The Wall Street Direct program is the next step of education for students that wish to pursue a career in finance. A rigorous 10-week program focused on teaching the hard and technical skills necessary to succeed on Wall Street. This program prepares recent graduates for internships and full-time jobs at leading financial firms. Those that complete the program with distinction receive acclaimed industry recognized certifications from FINRA and the Chartered Alternative Investment Analyst Association (CAIA). These certifications are essential resume builders to bridging the gap of diversity on Wall Street, according to Prince.

“Your name sounds a certain way; you’re coming from a school that’s not a brand. But when you get the letters FINRA on your resume—it’s a game changer,” he said.

Alumni also gain access to interviews with Wall Street Bound’s partner firms and their direct sponsors, including U.S. Bank, Morgan Stanley, Bank of America, IHS Markit and Jackson Square Partners.

Changing the Game

Since its inception, Wall Street Bound has been looking for a myriad of ways to expand its educational initiatives while uplifting communities. Findings from the Commonwealth study and Nasdaq’s Entrepreneurial Center indicate that access to capital is one of the main obstacles for minority business owners.
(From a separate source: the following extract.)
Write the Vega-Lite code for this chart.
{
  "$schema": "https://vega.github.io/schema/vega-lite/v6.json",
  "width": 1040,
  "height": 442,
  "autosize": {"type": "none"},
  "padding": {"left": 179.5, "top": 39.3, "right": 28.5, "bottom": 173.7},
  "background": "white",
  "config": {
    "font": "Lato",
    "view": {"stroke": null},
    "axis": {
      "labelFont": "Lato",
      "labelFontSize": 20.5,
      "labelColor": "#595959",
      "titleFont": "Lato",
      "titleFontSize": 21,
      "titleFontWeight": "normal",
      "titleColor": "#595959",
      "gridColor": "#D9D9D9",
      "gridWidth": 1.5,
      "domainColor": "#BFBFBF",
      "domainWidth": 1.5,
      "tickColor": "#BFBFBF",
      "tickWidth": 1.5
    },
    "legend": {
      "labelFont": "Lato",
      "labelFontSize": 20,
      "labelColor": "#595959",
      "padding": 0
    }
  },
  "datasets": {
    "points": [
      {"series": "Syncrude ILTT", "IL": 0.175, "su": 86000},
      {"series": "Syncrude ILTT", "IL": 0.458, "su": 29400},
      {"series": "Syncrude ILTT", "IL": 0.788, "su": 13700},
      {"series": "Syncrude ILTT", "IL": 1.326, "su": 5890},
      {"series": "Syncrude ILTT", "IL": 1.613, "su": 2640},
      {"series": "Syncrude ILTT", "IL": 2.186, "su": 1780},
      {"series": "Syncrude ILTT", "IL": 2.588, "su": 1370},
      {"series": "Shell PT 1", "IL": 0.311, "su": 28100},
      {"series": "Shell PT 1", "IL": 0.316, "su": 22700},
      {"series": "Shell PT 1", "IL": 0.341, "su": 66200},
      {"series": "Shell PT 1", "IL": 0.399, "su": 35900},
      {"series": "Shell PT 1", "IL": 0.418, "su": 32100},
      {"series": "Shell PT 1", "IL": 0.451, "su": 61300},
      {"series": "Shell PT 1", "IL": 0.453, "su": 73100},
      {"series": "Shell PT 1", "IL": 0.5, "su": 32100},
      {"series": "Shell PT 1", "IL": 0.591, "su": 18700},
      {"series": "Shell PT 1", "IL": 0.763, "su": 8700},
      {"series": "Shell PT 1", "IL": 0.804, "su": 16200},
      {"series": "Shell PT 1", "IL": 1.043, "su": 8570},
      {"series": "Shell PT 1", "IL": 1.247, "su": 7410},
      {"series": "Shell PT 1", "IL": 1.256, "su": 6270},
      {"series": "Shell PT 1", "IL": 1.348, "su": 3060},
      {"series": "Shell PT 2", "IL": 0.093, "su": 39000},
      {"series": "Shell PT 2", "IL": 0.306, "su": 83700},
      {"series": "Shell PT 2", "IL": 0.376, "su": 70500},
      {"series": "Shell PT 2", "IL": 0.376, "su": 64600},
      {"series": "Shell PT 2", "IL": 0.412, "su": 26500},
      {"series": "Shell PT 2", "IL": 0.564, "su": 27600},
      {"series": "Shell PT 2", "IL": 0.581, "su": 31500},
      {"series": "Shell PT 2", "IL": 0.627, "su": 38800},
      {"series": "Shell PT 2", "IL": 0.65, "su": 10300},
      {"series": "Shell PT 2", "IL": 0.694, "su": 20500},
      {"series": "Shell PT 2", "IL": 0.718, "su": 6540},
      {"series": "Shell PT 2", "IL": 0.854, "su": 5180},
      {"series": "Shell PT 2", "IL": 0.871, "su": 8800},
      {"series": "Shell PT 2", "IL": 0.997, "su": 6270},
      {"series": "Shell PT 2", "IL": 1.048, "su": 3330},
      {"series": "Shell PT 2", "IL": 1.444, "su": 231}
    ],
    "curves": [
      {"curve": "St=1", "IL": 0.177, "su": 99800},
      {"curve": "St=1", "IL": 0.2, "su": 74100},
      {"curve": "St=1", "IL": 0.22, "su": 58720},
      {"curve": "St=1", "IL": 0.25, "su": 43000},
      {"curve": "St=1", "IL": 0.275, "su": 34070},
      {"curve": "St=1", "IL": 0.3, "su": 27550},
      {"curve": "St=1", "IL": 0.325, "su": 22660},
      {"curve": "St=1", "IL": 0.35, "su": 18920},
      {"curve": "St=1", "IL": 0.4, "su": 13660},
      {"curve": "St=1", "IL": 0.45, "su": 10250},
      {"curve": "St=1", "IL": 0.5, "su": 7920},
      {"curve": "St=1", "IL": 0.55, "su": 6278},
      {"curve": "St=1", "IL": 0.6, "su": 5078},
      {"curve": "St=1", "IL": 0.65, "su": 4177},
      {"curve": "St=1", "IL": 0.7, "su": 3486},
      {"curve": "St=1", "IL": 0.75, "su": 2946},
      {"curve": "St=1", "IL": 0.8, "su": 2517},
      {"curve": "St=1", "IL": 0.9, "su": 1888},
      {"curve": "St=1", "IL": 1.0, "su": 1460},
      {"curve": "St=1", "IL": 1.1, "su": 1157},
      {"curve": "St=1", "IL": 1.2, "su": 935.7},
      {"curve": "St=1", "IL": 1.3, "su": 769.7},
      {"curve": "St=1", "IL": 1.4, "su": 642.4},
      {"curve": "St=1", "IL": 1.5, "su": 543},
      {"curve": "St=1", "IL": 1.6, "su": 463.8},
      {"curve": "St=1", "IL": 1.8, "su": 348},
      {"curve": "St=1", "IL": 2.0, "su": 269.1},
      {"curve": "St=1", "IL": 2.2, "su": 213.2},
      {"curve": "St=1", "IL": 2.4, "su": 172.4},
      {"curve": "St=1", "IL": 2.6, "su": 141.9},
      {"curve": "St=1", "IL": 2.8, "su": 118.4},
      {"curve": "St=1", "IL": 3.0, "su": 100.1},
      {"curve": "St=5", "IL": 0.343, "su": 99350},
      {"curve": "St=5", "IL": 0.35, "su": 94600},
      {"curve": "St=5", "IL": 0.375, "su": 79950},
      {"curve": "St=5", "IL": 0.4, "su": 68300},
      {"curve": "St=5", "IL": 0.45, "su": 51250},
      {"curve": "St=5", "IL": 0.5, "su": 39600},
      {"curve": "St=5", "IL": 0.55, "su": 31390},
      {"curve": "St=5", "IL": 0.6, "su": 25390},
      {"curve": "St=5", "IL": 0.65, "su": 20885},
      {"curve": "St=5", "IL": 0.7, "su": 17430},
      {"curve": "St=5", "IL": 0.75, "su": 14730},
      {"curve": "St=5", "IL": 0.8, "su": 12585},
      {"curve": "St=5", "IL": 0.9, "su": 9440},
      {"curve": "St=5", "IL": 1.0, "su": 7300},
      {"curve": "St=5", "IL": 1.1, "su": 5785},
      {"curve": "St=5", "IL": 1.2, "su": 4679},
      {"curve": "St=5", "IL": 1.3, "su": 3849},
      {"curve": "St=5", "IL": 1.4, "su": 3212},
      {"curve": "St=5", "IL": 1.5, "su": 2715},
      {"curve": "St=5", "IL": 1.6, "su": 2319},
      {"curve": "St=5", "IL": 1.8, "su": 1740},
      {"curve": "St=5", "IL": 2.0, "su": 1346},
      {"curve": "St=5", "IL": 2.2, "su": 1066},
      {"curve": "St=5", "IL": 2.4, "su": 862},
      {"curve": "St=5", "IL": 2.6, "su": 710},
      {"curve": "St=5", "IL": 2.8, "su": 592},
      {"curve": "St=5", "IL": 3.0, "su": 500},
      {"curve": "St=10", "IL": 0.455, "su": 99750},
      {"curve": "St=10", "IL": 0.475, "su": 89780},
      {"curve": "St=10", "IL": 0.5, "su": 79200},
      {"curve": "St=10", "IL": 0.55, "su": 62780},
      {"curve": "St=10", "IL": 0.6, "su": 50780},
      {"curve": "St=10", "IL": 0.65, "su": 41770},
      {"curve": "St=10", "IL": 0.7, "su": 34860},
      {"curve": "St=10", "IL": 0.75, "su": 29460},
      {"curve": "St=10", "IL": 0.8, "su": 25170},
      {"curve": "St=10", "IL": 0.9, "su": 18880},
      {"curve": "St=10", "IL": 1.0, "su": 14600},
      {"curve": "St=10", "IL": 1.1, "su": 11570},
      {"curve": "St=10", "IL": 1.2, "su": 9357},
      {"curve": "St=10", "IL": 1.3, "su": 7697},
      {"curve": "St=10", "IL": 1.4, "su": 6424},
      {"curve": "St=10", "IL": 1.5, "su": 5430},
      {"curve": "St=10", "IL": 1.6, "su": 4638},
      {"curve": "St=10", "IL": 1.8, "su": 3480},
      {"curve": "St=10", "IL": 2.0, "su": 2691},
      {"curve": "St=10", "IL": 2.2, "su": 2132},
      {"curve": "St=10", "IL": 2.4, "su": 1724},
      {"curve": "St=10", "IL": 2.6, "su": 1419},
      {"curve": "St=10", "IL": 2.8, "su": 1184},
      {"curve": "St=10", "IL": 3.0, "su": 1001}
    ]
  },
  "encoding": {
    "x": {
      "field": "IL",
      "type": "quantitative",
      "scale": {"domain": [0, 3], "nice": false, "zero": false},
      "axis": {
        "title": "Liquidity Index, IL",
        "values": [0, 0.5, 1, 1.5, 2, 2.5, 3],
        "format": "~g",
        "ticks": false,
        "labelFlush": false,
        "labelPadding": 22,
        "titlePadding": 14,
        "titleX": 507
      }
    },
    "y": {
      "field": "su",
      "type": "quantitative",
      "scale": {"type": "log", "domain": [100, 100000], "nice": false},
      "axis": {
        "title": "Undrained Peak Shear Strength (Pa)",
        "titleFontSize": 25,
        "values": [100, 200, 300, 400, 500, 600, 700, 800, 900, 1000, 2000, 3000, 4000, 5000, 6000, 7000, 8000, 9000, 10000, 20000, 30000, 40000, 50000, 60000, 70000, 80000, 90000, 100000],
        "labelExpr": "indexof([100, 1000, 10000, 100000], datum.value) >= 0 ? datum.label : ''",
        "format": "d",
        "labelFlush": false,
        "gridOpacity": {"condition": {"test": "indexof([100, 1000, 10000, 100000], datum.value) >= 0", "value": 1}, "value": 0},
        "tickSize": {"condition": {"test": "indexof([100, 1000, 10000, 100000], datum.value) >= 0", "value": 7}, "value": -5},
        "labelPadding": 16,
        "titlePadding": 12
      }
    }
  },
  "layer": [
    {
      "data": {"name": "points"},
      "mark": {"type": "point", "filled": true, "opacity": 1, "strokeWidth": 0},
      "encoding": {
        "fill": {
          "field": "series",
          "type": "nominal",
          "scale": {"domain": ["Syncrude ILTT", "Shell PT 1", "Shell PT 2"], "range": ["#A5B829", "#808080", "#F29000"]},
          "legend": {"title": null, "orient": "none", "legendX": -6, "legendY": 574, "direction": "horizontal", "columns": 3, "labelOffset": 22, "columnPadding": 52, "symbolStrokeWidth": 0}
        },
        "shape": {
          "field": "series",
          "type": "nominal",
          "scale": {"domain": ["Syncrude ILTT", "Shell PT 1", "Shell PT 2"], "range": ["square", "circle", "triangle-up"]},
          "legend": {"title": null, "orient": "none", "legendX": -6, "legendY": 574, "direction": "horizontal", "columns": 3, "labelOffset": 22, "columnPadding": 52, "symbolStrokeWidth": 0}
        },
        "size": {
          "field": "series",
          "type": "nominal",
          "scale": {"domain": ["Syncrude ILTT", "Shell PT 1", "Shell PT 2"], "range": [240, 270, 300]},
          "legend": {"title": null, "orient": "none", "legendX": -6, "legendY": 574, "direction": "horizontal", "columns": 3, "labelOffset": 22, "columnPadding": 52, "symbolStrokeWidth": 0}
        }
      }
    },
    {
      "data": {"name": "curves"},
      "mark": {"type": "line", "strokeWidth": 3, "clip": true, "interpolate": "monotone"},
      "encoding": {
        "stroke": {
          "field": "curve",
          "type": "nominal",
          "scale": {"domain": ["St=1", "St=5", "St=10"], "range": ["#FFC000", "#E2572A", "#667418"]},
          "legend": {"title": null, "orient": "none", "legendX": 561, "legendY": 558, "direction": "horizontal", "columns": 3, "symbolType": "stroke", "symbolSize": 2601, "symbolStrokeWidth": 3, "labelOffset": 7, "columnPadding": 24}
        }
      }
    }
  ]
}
But with Wall Street Bound’s Diverse Trader Training, participants trade and manage up to $250,000 with the added benefit of keeping 70%-80% of the profits they generate.

One participant in the Diverse Trader Training is currently trading from his home on The Keweenaw Bay Indian Community Reservation in Michigan.

“This is where that story of economic participation and Wall Street really begins to take shape,” Prince said.

The company’s two most recent initiatives are expanding its work globally. With Wall Street Bound Academy and the Community Portal, students have access to online courses and networking opportunities anywhere in the world, on their schedule.  

“Students are just hungry, hungry, hungry—hungry for mentors, hungry for guidance, hungry for instruction. And now, [it’s] all in the palm of their hands,” said Prince. “This is something that's really going to take our mission and our work to the next level.”